What the exercise asks -
Only lines holding the string "that" are wanted; copy each one from the material.

Data excerpt -
^^^^^^^^
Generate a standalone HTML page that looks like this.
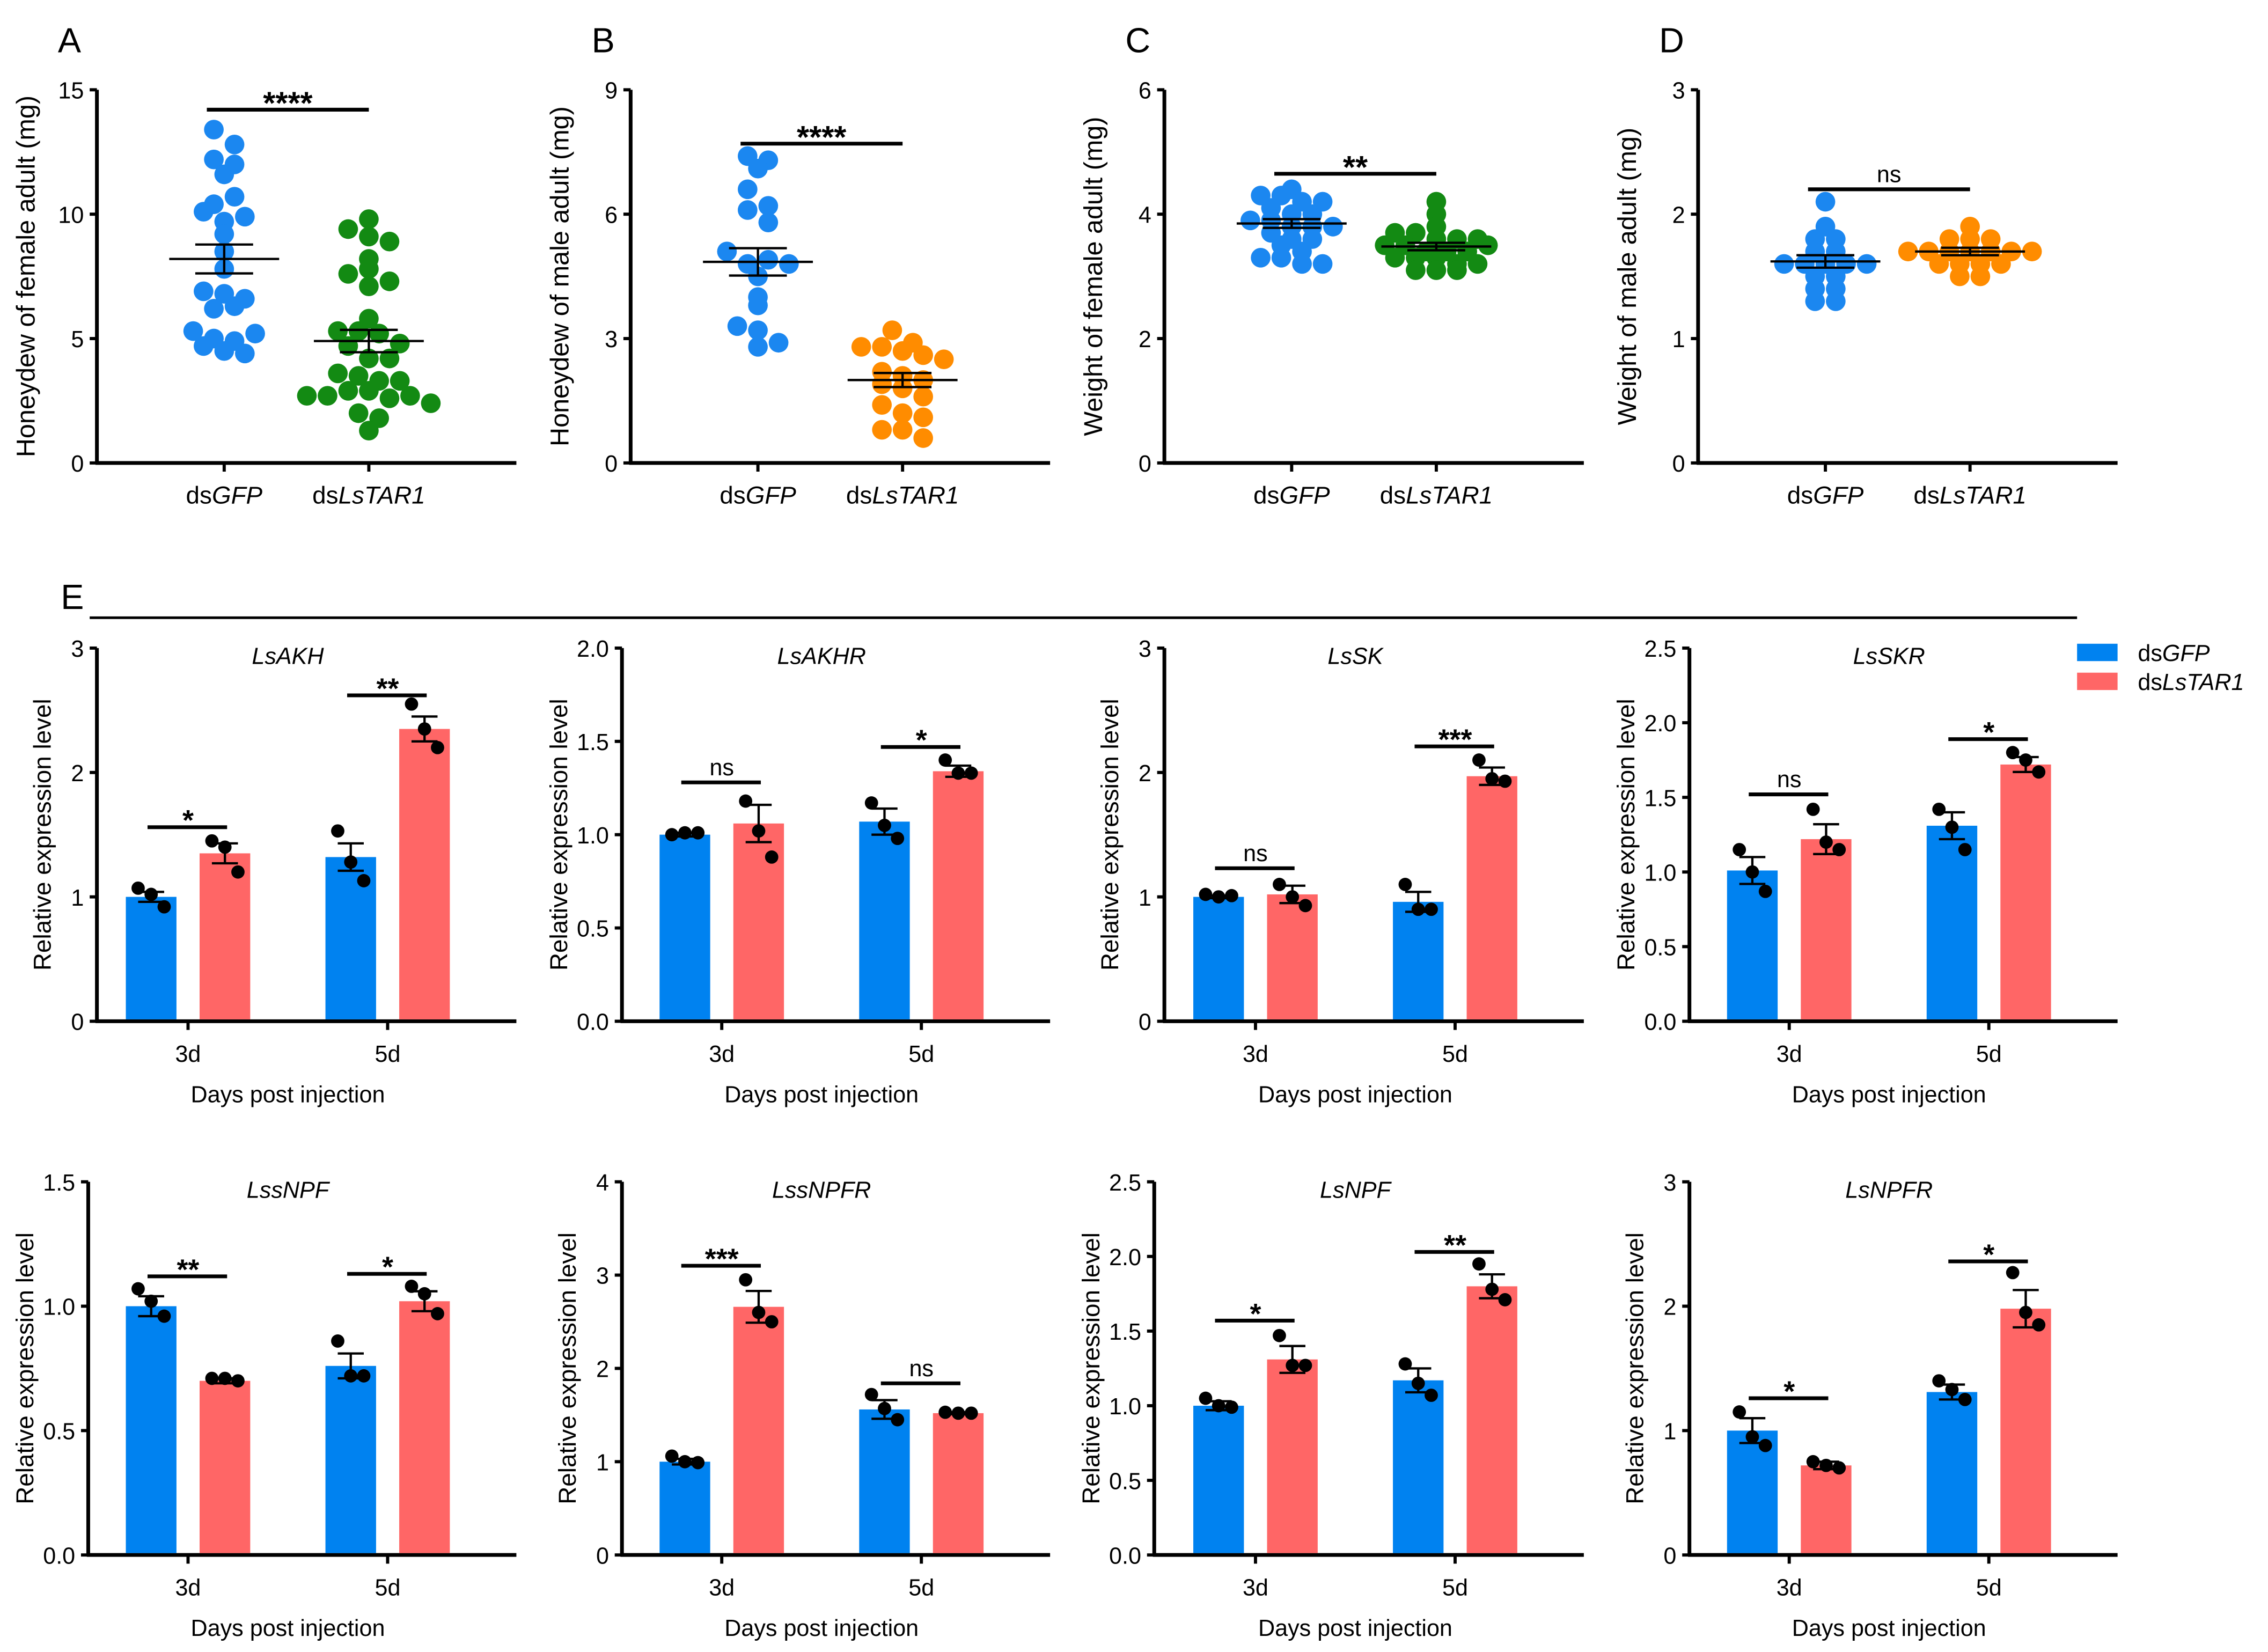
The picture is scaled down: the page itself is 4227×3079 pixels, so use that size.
<!DOCTYPE html>
<html><head><meta charset="utf-8"><style>
html,body{margin:0;padding:0;background:#fff}
svg{display:block;font-family:"Liberation Sans",Arial,sans-serif}
</style></head><body>
<svg id="fig" xmlns="http://www.w3.org/2000/svg" width="4227" height="3079" viewBox="0 0 1568 1142">
<rect x="0" y="0" width="1568" height="1142" fill="#fff"/>
<g id="root"></g>
</svg>
<script>
// ---------- scatter panel data ----------
const scatterLetters = ["A","B","C","D"];
const scatterYMax = [15, 9, 6, 3];
const scatterYStep = [5, 3, 2, 1];
const scatterTitles = ["Honeydew of female adult (mg)","Honeydew of male adult (mg)","Weight of female adult (mg)","Weight of male adult (mg)"];
const scatterSig = ["****","****","**","ns"];
const scatterSigY = [14.2, 7.7, 4.65, 2.2];
const scatterColors2 = ["#138a13","#ff8c00","#138a13","#ff8c00"];
const gfpA = [13.4,12.8,12.2,11.6,12.0,10.4,10.1,10.7,9.7,9.9,9.2,8.5,7.8,6.9,6.8,6.6,6.2,6.3,5.3,5.0,4.7,4.9,5.2,4.5,4.4];
const tarA = [9.8,9.4,9.1,8.9,8.2,7.6,7.8,7.3,7.1,5.8,5.3,5.3,5.2,4.8,4.7,4.2,4.2,3.6,3.5,3.3,3.3,2.7,2.7,2.9,2.9,2.6,2.7,2.4,2.0,1.8,1.3];
const gfpB = [7.4,7.3,7.1,6.6,6.1,6.2,5.8,5.1,4.8,4.9,4.8,4.5,4.0,3.8,3.3,3.2,2.9,2.8];
const tarB = [3.2,2.9,2.8,2.8,2.7,2.6,2.5,2.2,2.1,2.0,1.9,1.8,1.6,1.4,1.2,1.1,0.8,0.8,0.6];
const gfpC = [4.4,4.3,4.3,4.2,4.2,4.1,4.0,4.0,3.9,3.9,3.8,3.8,3.8,3.7,3.6,3.6,3.5,3.4,3.3,3.3,3.2,3.2];
const tarC = [4.2,4.0,3.8,3.7,3.7,3.6,3.6,3.5,3.5,3.4,3.4,3.4,3.3,3.3,3.3,3.2,3.2,3.1,3.1,3.1,3.6,3.5];
const gfpD = [2.1,1.9,1.8,1.8,1.7,1.7,1.6,1.6,1.6,1.6,1.5,1.5,1.4,1.4,1.3,1.3,1.6];
const tarD = [1.9,1.8,1.8,1.8,1.7,1.7,1.7,1.7,1.7,1.7,1.6,1.6,1.6,1.6,1.5,1.5,1.7];
const gfpMeanSem = [[8.2,0.58],[4.85,0.33],[3.85,0.07],[1.62,0.05]];
const tarMeanSem = [[4.9,0.45],[2.0,0.17],[3.48,0.06],[1.70,0.03]];

// ---------- bar panel data ----------
const genes = ["LsAKH","LsAKHR","LsSK","LsSKR","LssNPF","LssNPFR","LsNPF","LsNPFR"];
const geneYMax = [3,2,3,2.5,1.5,4,2.5,3];
const geneYStep = [1,0.5,1,0.5,0.5,1,0.5,1];
const geneDec = [0,1,0,1,1,0,1,0];
const days = ["3d","5d"];
const gfpMean = [[1.0,1.32],[1.0,1.07],[1.0,0.96],[1.01,1.31],[1.0,0.76],[1.0,1.56],[1.0,1.17],[1.0,1.31]];
const gfpSem = [[0.04,0.11],[0.01,0.07],[0.01,0.08],[0.09,0.09],[0.04,0.05],[0.03,0.1],[0.03,0.08],[0.1,0.06]];
const tarMean = [[1.35,2.35],[1.06,1.34],[1.02,1.97],[1.22,1.72],[0.7,1.02],[2.66,1.52],[1.31,1.8],[0.72,1.98]];
const tarSem = [[0.08,0.1],[0.1,0.03],[0.07,0.07],[0.1,0.05],[0.01,0.04],[0.17,0.01],[0.09,0.08],[0.03,0.15]];
const gfpPts = [
 [[1.07,1.02,0.92],[1.53,1.28,1.13]],
 [[1.0,1.01,1.01],[1.17,1.05,0.98]],
 [[1.02,1.0,1.01],[1.1,0.9,0.9]],
 [[1.15,1.0,0.87],[1.42,1.3,1.15]],
 [[1.07,1.02,0.96],[0.86,0.72,0.72]],
 [[1.06,1.0,0.99],[1.72,1.57,1.45]],
 [[1.05,1.0,0.99],[1.28,1.15,1.07]],
 [[1.15,0.95,0.88],[1.4,1.33,1.25]]];
const tarPts = [
 [[1.45,1.4,1.2],[2.55,2.35,2.2]],
 [[1.18,1.02,0.88],[1.4,1.33,1.33]],
 [[1.1,1.0,0.93],[2.1,1.95,1.93]],
 [[1.42,1.2,1.15],[1.8,1.75,1.67]],
 [[0.71,0.71,0.70],[1.08,1.05,0.97]],
 [[2.95,2.6,2.5],[1.53,1.52,1.52]],
 [[1.47,1.27,1.27],[1.95,1.78,1.71]],
 [[0.75,0.72,0.7],[2.27,1.95,1.85]]];
const sigLabel = [["*","**"],["ns","*"],["ns","***"],["ns","*"],["**","*"],["***","ns"],["*","**"],["*","*"]];
const sigVal = [[1.56,2.62],[1.28,1.47],[1.23,2.21],[1.52,1.89],[1.12,1.13],[3.1,1.84],[1.57,2.03],[1.26,2.36]];

const NS="http://www.w3.org/2000/svg";
const root=document.getElementById('root');
function mk(tag,attrs,parent,text){const e=document.createElementNS(NS,tag);for(const k in attrs)e.setAttribute(k,attrs[k]);if(text!==undefined)e.textContent=text;(parent||root).appendChild(e);return e;}
function line(p,x1,y1,x2,y2,w){return mk('line',{x1,y1,x2,y2,stroke:'#000','stroke-width':w||1.6},p);}

// ---------- scatter panels ----------
const scatterData=[[gfpA,tarA],[gfpB,tarB],[gfpC,tarC],[gfpD,tarD]];
const swarmRowFactor=[2,2,1.25,1.25]; // layout style, not data
for(let k=0;k<4;k++){
  const ax=67+369*k, top=62, bot=320;
  const g=mk('g',{});
  
  
  const y=v=>bot-(v/scatterYMax[k])*(bot-top);
  const lt=mk('text',{x:ax-27,y:36,'font-size':24},g,scatterLetters[k]);
  
  
  line(g,ax,top,ax,bot+1,2.6);
  line(g,ax-1,bot,ax+290,bot,2.6);
  for(let v=0;v<=scatterYMax[k]+1e-9;v+=scatterYStep[k]){
    line(g,ax-5,y(v),ax,y(v),2.2);
    const t=mk('text',{x:ax-9,y:y(v)+6,'font-size':16,'text-anchor':'end'},g,String(v));
    
    
  }
  const yt=mk('text',{x:0,y:0,'font-size':18,'text-anchor':'middle',transform:`translate(${ax-43},${(top+bot)/2}) rotate(-90)`},g,scatterTitles[k]);
  
  
  const cx=[ax+88,ax+188];
  const labels=[["ds","GFP"],["ds","LsTAR1"]];
  for(let c=0;c<2;c++){
    line(g,cx[c],bot,cx[c],bot+6,2.2);
    const t=mk('text',{x:cx[c],y:348,'font-size':17,'text-anchor':'middle'},g);
    
    
    mk('tspan',{},t,labels[c][0]); mk('tspan',{'font-style':'italic'},t,labels[c][1]);
    const r=6.8, rowH=r*swarmRowFactor[k];
    const color=c===0?'#1b87f0':scatterColors2[k];
    const rows={};
    scatterData[k][c].forEach(v=>{const key=Math.round(y(v)/rowH);(rows[key]=rows[key]||[]).push(v);});
    Object.keys(rows).forEach(key=>{
      const vs=rows[key], n=vs.length;
      vs.forEach((v,i)=>{
        const off=(i-(n-1)/2)*2*r*1.05;
        const d=mk('circle',{cx:cx[c]+off,cy:y(v),r:r,fill:color},g);
        
        
      });
    });
    const ms=c===0?gfpMeanSem[k]:tarMeanSem[k];
    line(g,cx[c]-38,y(ms[0]),cx[c]+38,y(ms[0]),1.6);
    line(g,cx[c]-20,y(ms[0]+ms[1]),cx[c]+20,y(ms[0]+ms[1]),1.6);
    line(g,cx[c]-20,y(ms[0]-ms[1]),cx[c]+20,y(ms[0]-ms[1]),1.6);
    line(g,cx[c],y(ms[0]-ms[1]),cx[c],y(ms[0]+ms[1]),1.6);
  }
  const sy=y(scatterSigY[k]);
  const sl=line(g,cx[0]-12,sy,cx[1],sy,2.6);
  
  
  const st=mk('text',{x:(cx[0]+cx[1])/2-6,y:sy-(scatterSig[k]==='ns'?5:-3),'font-size':scatterSig[k]==='ns'?16:22,'font-weight':scatterSig[k]==='ns'?'normal':'bold','text-anchor':'middle'},g,scatterSig[k]);
  
  
}

// ---------- panel E header ----------
const el=mk('text',{x:42,y:421,'font-size':24},root,'E');


const eline=line(root,62,427,1436,427,1.8);



// legend
const leg=mk('g',{});


[['#0082f0','GFP',451],['#ff6666','LsTAR1',471]].forEach(([col,nm,ly])=>{
  const e=mk('g',{},leg);
  
  
  mk('rect',{x:1436,y:ly-6,width:28,height:12,fill:col},e);
  const t=mk('text',{x:1478,y:ly+6,'font-size':16},e);
  mk('tspan',{},t,'ds'); mk('tspan',{'font-style':'italic'},t,nm);
});

// ---------- bar panels ----------
const axisXs=[67,430,805,1168,61,430,798,1168];
for(let k=0;k<8;k++){
  const col=k%4,row=Math.floor(k/4);
  const b=67+369*col, ax=axisXs[k];
  const top=row===0?448:817, bot=row===0?706:1075;
  const y=v=>bot-(v/geneYMax[k])*(bot-top);
  const g=mk('g',{});
  
  
  line(g,ax,top,ax,bot+1,2.6);
  line(g,ax-1,bot,b+290,bot,2.6);
  for(let v=0;v<=geneYMax[k]+1e-9;v+=geneYStep[k]){
    line(g,ax-5,y(v),ax,y(v),2.2);
    const t=mk('text',{x:ax-9,y:y(v)+6,'font-size':16,'text-anchor':'end'},g,v.toFixed(geneDec[k]));
    
    
  }
  const yt=mk('text',{x:0,y:0,'font-size':17,'text-anchor':'middle',transform:`translate(${ax-38-(geneDec[k]?0:-6)},${(top+bot)/2}) rotate(-90)`},g,'Relative expression level');
  
  
  const tt=mk('text',{x:b+132,y:top+11,'font-size':16,'font-style':'italic','text-anchor':'middle'},g,genes[k]);
  
  
  const xt=mk('text',{x:b+132,y:bot+56,'font-size':16,'text-anchor':'middle'},g,'Days post injection');
  
  
  const centers=[b+63,b+201];
  for(let d=0;d<2;d++){
    const c=centers[d];
    line(g,c,bot,c,bot+6,2.2);
    const tl=mk('text',{x:c,y:bot+28,'font-size':16,'text-anchor':'middle'},g,days[d]);
    
    
    const series=[[gfpMean,gfpSem,gfpPts,'#0082f0',-25.5,'gfp'],[tarMean,tarSem,tarPts,'#ff6666',25.5,'tar1']];
    series.forEach(([M,S,P,color,off,nm])=>{
      const m=M[k][d], s=S[k][d], bx=c+off;
      const r=mk('rect',{x:bx-17.5,y:y(m),width:35,height:bot-y(m)-1.3,fill:color},g);
      
      
      line(g,bx,y(m-s),bx,y(m+s),1.6);
      line(g,bx-9,y(m+s),bx+9,y(m+s),1.6);
      line(g,bx-9,y(m-s),bx+9,y(m-s),1.6);
      const offs=[-9,0,9];
      P[k][d].forEach((v,i)=>{
        const pc=mk('circle',{cx:bx+offs[i],cy:y(v),r:4.6,fill:'#000'},g);
        
        
      });
    });
    const sy=y(sigVal[k][d]);
    const sl=line(g,c-28,sy,c+27,sy,2.6);
    
    
    const lab=sigLabel[k][d], isNs=lab==='ns';
    const st=mk('text',{x:c,y:isNs?sy-5:sy+2,'font-size':isNs?16:20,'font-weight':isNs?'normal':'bold','text-anchor':'middle'},g,lab);
    
    
  }
}
</script>
</body></html>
^^^^^^^^
Reply to the exercise -
Generate a standalone HTML page that looks like this.
The picture is scaled down: the page itself is 4227×3079 pixels, so use that size.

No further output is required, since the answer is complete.